Revised Kerzner Deal 'Imminent'


Tribune Business Editor

A "CONSORTIUM" of lenders, rather than Brookfield Asset Management by itself, was last night said to be on course to "imminently" take over ownership of Kerzner International's Paradise Island resort, previous dissent from one of the 'middle' creditors having been quelled.

Sources familiar with developments told Tribune Business that Toronto-headquartered Brookfield had managed to subdue the last bout of opposition to a revised 'debt-for-equity' solution for Kerzner International's $2.5 billion debt woe, reaching a deal with fellow lender ORIX Capital Management.

The latter had successfully stalled moves to solve the lenders' Kerzner debt problem by filing another lawsuit in the Delaware Chancery Court to block Brookfield's last offer, but the dispute is understood to have been rapidly resolved following the action's filing.

Tribune Business was told yesterday that rather than Brookfield taking 100 per cent ownership of Atlantis and the One & Only Ocean Club, as it had originally proposed, in return for forgiving the $175 million worth of debt owed to it alone, the Toronto-based asset manager will now be joined by other lenders in an ownership 'consortium'.

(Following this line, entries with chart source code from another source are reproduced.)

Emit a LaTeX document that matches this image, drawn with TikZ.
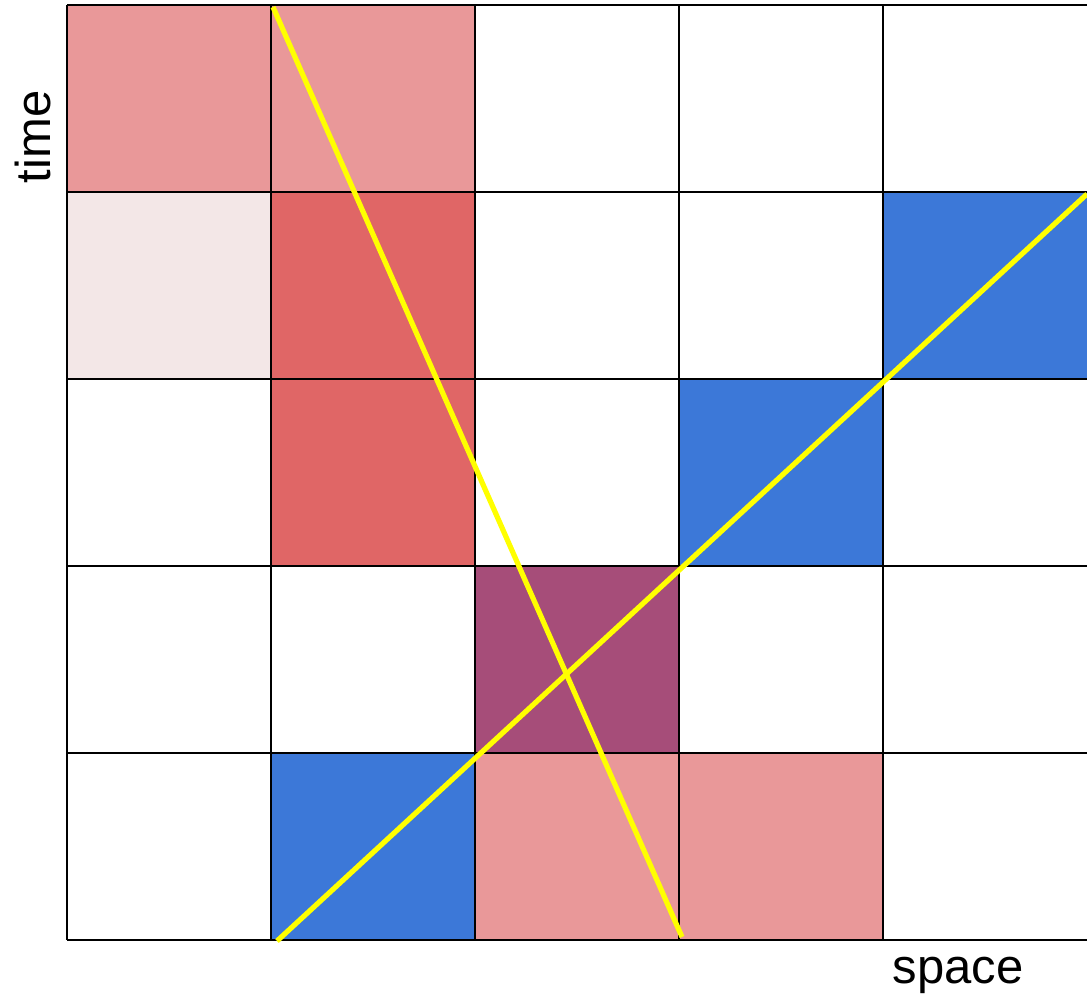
\documentclass[tikz,border=0pt]{standalone}
\usepackage{fontspec}
\setmainfont{Liberation Sans}
\usetikzlibrary{positioning,calc}
\definecolor{pinkcell}{HTML}{E99899}
\definecolor{redcell}{HTML}{E06666}
\definecolor{palecell}{HTML}{F3E7E7}
\definecolor{bluecell}{HTML}{3C78D8}
\definecolor{purplecell}{HTML}{A64D79}
\definecolor{lineyellow}{HTML}{FFFF00}
\tikzset{
  cell/.style={draw=black, line width=1pt},
  worldline/.style={lineyellow, line width=2.6pt},
  axislabel/.style={font=\fontsize{24.5}{28}\selectfont, inner sep=0pt}
}
\begin{document}
\begin{tikzpicture}[x=0.5pt, y=-0.5pt]
  \useasboundingbox (0,0) rectangle (1087,996);

  % Coloured cells (column, row, colour)
  \foreach \c/\r/\col in {0/0/pinkcell, 1/0/pinkcell,
                          0/1/palecell, 1/1/redcell, 4/1/bluecell,
                          1/2/redcell, 3/2/bluecell,
                          2/3/purplecell,
                          1/4/bluecell, 2/4/pinkcell, 3/4/pinkcell} {
    \fill[\col] ({67+204*\c},{5+187*\r}) rectangle ++(204,187);
  }

  % Grid lines
  \foreach \r in {0,1,...,5} {
    \draw[cell] (67,{5+187*\r}) -- (1087,{5+187*\r});
  }
  \foreach \c in {0,1,...,4} {
    \draw[cell] ({67+204*\c},5) -- ({67+204*\c},940);
  }

  % Worldlines
  \coordinate (redtop) at (273,7);
  \coordinate (redbot) at (682,937);
  \coordinate (bluebot) at (277,941);
  \coordinate (bluetop) at (1087,194);
  \draw[worldline] (redtop) -- (redbot);
  \draw[worldline] (bluebot) -- (bluetop);

  % Axis labels
  \node[axislabel, rotate=90] (timelbl) at (33,137) {time};
  \node[axislabel] (spacelbl) at (958,975) {space};
\end{tikzpicture}
\end{document}
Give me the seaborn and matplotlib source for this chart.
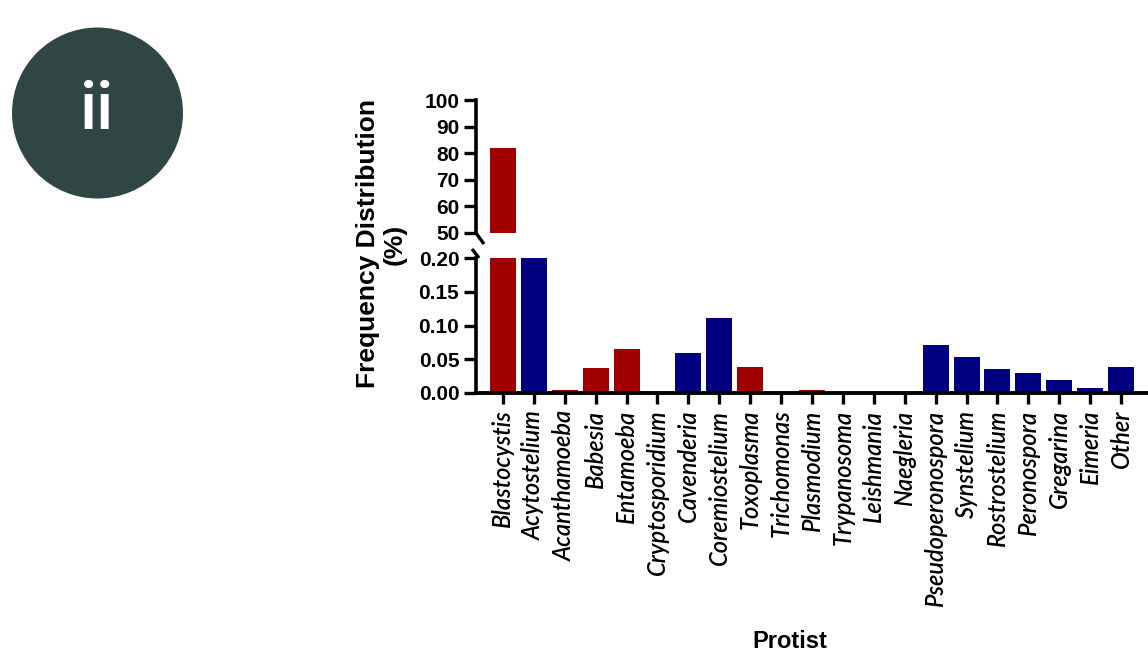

The outcome will be the same, with Kerzner International relegated to a management/brand operator for the two Paradise Island resorts it has spent more than 18 years building up following their acquisition from Resorts International in 1994.

Referring to the ORIX dispute, one well-informed source told Tribune Business yesterday: "There was some dissent from one of the middle lenders, because they did not feel they were getting their fair share.

"Brookfield withdrew their offer and the made a deal with the middle lender. They then went back to Kerzner to take over ownership of the properties."

US attorneys for ORIX had previously revealed that Brookfield had "agreed not to pursue the proposed transaction".

"Under the proposed transaction, Brookfield would have swapped its $175 million in junior interests in the mortgage loan for 100 per cent of the equity of Atlantis and the other properties securing the mortgage, while ORIX and other investors senior in priority to Brookfield would have been forced into a multi-year extension of the mortgage loan," they added.

This was exactly the same argument made by other lenders, Trilogy Portfolio Company and the Canyon funds, which brought down Brookfield's initial debt-for-equity solution to Kerzner International's debt woes.

A key concern for a number of other Kerzner lenders, in relation to the original Brookfield proposal, was that they felt the Toronto-based asset manager - as equity owner - would benefit from the 'upside potential' of Atlantis and One & Only Ocean Club, especially if tourism and the world economy improved, cutting them out.

The revised 'debt-for-equity' deal brings a number of other lenders in on the equity side, thus allowing them, too, to benefit from any improvement in the Paradise Island properties' profitability.

'It's Brookfield and a consortium of other lenders," Tribune Business was told by a source yesterday, "rather than Brookfield itself. Part of the work-out with the senior lenders was to involve them in some form with the upside."

Brookfield is likely to be the controlling lender in the consortium, and is highly likely, as Tribune Business has previously reported, that Brookfield or whoever takes control will seek to 'flip' the Paradise Island resorts to another buyer as their exit strategy, probably before Baha Mar opens in 2014.

It is unclear how close the revised Brookfield-led proposal is to being consummated, although there were several unconfirmed suggestions that the matter was before Cabinet yesterday.

Andrew Willis, Brookfield's spokesman, declined to comment when contacted by Tribune Business, but George Markantonis, Kerzner International (Bahamas) managing director and president, said he believed a solution to the lender squabbles was "imminent".

"It's imminent and could happen at any time, but I've heard that before," Mr Markantonis said. "I wouldn't be surprised if we get some news very shortly, but I just don't know where it is with Brookfield and the Government right now."

Looking forward to the prospects for a resolution, Mr Markantonis added: "I think that'll be good news if that occurs, as we can focus on what we do best, which is hospitality."